California Assemblymember Phil Ting, a Democrat who is chairman of the chamber’s budget committee, said he plans to introduce a bill that, starting in 2040, would allow the state’s motor vehicles department to register only “clean” vehicles that emit no carbon dioxide, such as battery-electric or hydrogen fuel-cell cars.
“Until you set a deadline, nothing gets done,” Ting, who represents much of San Francisco, said in a phone interview Tuesday. “It’s responsible for us to set a deadline 23 years in advance.”
Ting said he’ll introduce the bill when lawmakers return to Sacramento next month for the upcoming legislative session. If adopted, it would eliminate a huge chunk of carbon emissions from the transportation sector — now the top source of the greenhouse gas in the U.S. — as part of the state’s quest to slash emissions by 80 percent from 1990 levels by 2050.
Ting isn’t the first official from the state with the largest market for new vehicle sales in the U.S. to openly consider a ban on internal-combustion engines.

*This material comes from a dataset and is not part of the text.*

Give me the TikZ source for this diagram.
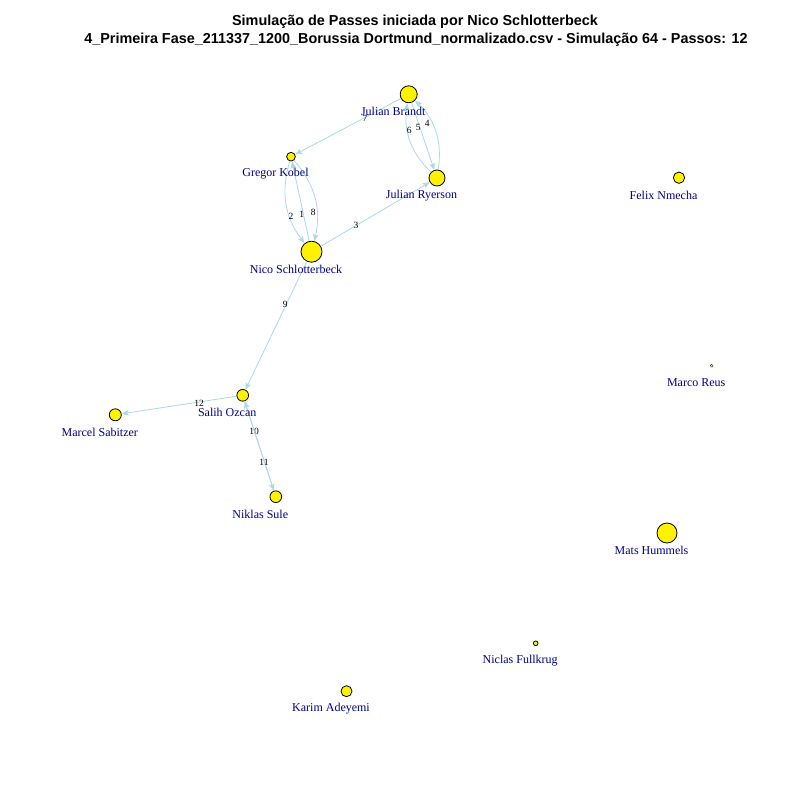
\documentclass[tikz,border=0pt]{standalone}
\usepackage{fontspec}
\setmainfont{Liberation Serif}
\newfontfamily\titlefont{Liberation Sans}
\usetikzlibrary{arrows.meta}
\definecolor{edgeblue}{HTML}{ADD8E6}
\definecolor{labblue}{HTML}{00008B}
\begin{document}
\begin{tikzpicture}[x=1pt,y=-1pt,
  player/.style={circle,draw=black,fill=yellow,line width=0.8pt,inner sep=0pt,minimum size=#1},
  plab/.style={text=labblue,font=\fontsize{12}{12}\selectfont,inner sep=0pt},
  pass/.style={draw=edgeblue,line width=0.8pt,-{Stealth[length=7pt,width=5.5pt,inset=1.5pt]}},
  elab/.style={font=\fontsize{9.5}{9.5}\selectfont,inner sep=0pt,text=black},
  ttl/.style={font=\titlefont\bfseries\fontsize{14.4}{14.4}\selectfont,inner sep=0pt}]
\useasboundingbox[fill=white] (0,0) rectangle (800,800);

% title
\node[ttl] (t1) at (415,22) {Simulação de Passes iniciada por Nico Schlotterbeck};
\node[ttl] (t2) at (416,40) {4\_Primeira Fase\_211337\_1200\_Borussia Dortmund\_normalizado.csv - Simulação 64 - Passos: 12};

% players
\node[player=17pt]   (b)  at (408.7,94.3) {};
\node[player=8.7pt]  (g)  at (291,156.7) {};
\node[player=16pt]   (r)  at (437,178) {};
\node[player=21pt]   (n)  at (311.5,251.7) {};
\node[player=11.3pt] (f)  at (679,177.7) {};
\node[player=3pt,line width=0.3pt] (m)  at (711.7,365.7) {};
\node[player=11.7pt] (s)  at (242.7,395.3) {};
\node[player=12pt]   (ms) at (115.3,414.8) {};
\node[player=11.7pt] (su) at (275.8,496.7) {};
\node[player=20pt]   (h)  at (667,533) {};
\node[player=4.7pt]  (fu) at (535.7,643.3) {};
\node[player=11pt]   (k)  at (346.5,691.2) {};

% passes
\draw[pass] (n) -- (g) node[elab] at (301.7,214) {1};
\draw[pass] (g) to[bend right=27] (n) node[elab] at (291,216) {2};
\draw[pass] (n) -- (r) node[elab] at (356,225.7) {3};
\draw[pass] (r) to[bend right=27] (b) node[elab] at (427.3,123.3) {4};
\draw[pass] (b) -- (r) node[elab] at (418.3,127.3) {5};
\draw[pass] (r) to[bend left=27] (b) node[elab] at (409.3,130) {6};
\draw[pass] (b) -- (g) node[elab] at (365,118.7) {7};
\draw[pass] (g) to[bend left=27] (n) node[elab] at (313.3,212.7) {8};
\draw[pass] (n) -- (s) node[elab] at (285.3,304) {9};
\draw[pass] (s) -- (su) node[elab] at (254,431.7) {10};
\draw[pass] (su) -- (s) node[elab] at (264,462.7) {11};
\draw[pass] (s) -- (ms) node[elab] at (199,403.3) {12};

% player labels
\node[plab] (lb)  at (393.2,111.6) {Julian Brandt};
\node[plab] (lg)  at (275.5,174) {Gregor Kobel};
\node[plab] (lr)  at (421.5,195.3) {Julian Ryerson};
\node[plab] (ln)  at (296,269) {Nico Schlotterbeck};
\node[plab] (lf)  at (663.5,195.5) {Felix Nmecha};
\node[plab] (lm)  at (696.2,383) {Marco Reus};
\node[plab] (ls)  at (227.2,412.6) {Salih Ozcan};
\node[plab] (lms) at (99.8,432) {Marcel Sabitzer};
\node[plab] (lsu) at (260.3,514) {Niklas Sule};
\node[plab] (lh)  at (651.5,550.3) {Mats Hummels};
\node[plab] (lfu) at (520.2,660.6) {Niclas Fullkrug};
\node[plab] (lk)  at (331,708.5) {Karim Adeyemi};
\end{tikzpicture}
\end{document}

The topic has been discussed at the California Air Resources Board, the state’s powerful air quality regulator, after Governor Jerry Brown showed interest in similar moves by other countries, including China.
“I’ve gotten messages from the governor asking, ‘Why haven’t we done something already?’” CARB Chairman Mary Nichols said in September, referring to China’s planned phase-out of fossil-fuel vehicle sales. “The governor has certainly indicated an interest in why China can do this and not California.”